Start Records for the exercise
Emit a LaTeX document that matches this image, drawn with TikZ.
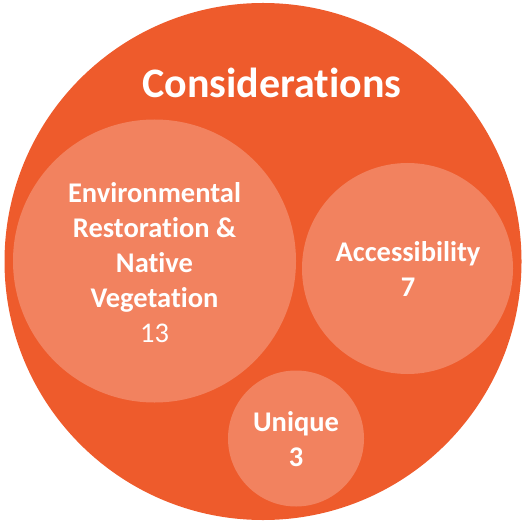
\documentclass[tikz,border=0pt]{standalone}
\usepackage{fontspec}
\setmainfont[Ligatures=NoCommon]{Carlito}
\definecolor{outerc}{HTML}{EE5B2C}
\definecolor{innerc}{HTML}{F2825F}
\begin{document}
\begin{tikzpicture}[x=1pt,y=-1pt,
  bubble/.style={circle,fill=innerc,draw=none,inner sep=0pt},
  lbl/.style={text=white,align=center,anchor=base,font=\fontsize{28.5}{35}\selectfont\bfseries,inner sep=0pt}]
\useasboundingbox (0,0) rectangle (522,526);
\node[circle,fill=outerc,minimum size=517pt,inner sep=0pt] (outer) at (263,261.5) {};
\node[bubble,minimum size=283pt] (env) at (154.5,261) {};
\node[bubble,minimum size=211pt] (acc) at (407.5,268.5) {};
\node[bubble,minimum size=136pt] (uni) at (296,438.5) {};
\node[lbl,font=\fontsize{42}{48}\selectfont\bfseries] (title) at (272,98) {Considerations};
\node[lbl] (envt) at (154.5,342) {Environmental\\Restoration \&\\Native\\Vegetation\\\mdseries 13};
\node[lbl] (acct) at (408,296) {Accessibility\\7};
\node[lbl] (unit) at (296,466) {Unique\\3};
\end{tikzpicture}
\end{document}
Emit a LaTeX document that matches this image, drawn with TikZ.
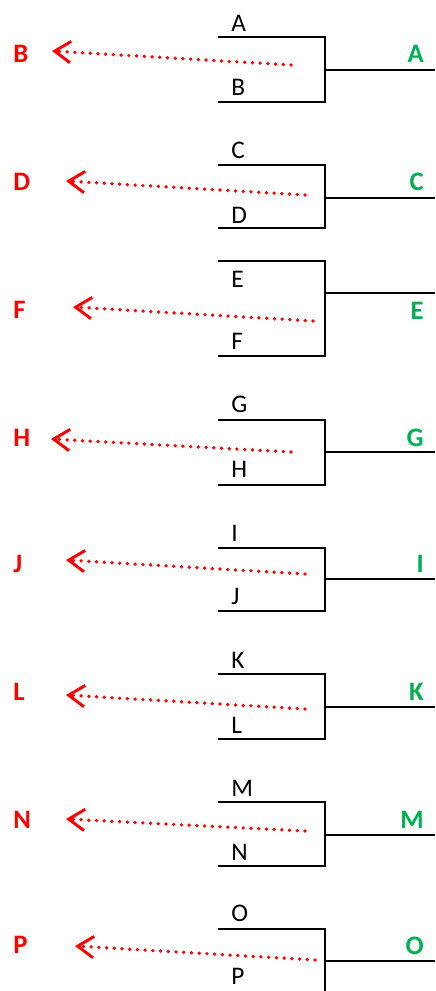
End Records for the exercise
* Job *
Take the listing above and restate it word for word, without its pictures.

* Right answer *
Emit a LaTeX document that matches this image, drawn with TikZ.
\documentclass[tikz,border=0pt]{standalone}
\usepackage{fontspec}
\setmainfont[Ligatures=NoCommon]{Carlito}
\definecolor{outerc}{HTML}{EE5B2C}
\definecolor{innerc}{HTML}{F2825F}
\begin{document}
\begin{tikzpicture}[x=1pt,y=-1pt,
  bubble/.style={circle,fill=innerc,draw=none,inner sep=0pt},
  lbl/.style={text=white,align=center,anchor=base,font=\fontsize{28.5}{35}\selectfont\bfseries,inner sep=0pt}]
\useasboundingbox (0,0) rectangle (522,526);
\node[circle,fill=outerc,minimum size=517pt,inner sep=0pt] (outer) at (263,261.5) {};
\node[bubble,minimum size=283pt] (env) at (154.5,261) {};
\node[bubble,minimum size=211pt] (acc) at (407.5,268.5) {};
\node[bubble,minimum size=136pt] (uni) at (296,438.5) {};
\node[lbl,font=\fontsize{42}{48}\selectfont\bfseries] (title) at (272,98) {Considerations};
\node[lbl] (envt) at (154.5,342) {Environmental\\Restoration \&\\Native\\Vegetation\\\mdseries 13};
\node[lbl] (acct) at (408,296) {Accessibility\\7};
\node[lbl] (unit) at (296,466) {Unique\\3};
\end{tikzpicture}
\end{document}
Emit a LaTeX document that matches this image, drawn with TikZ.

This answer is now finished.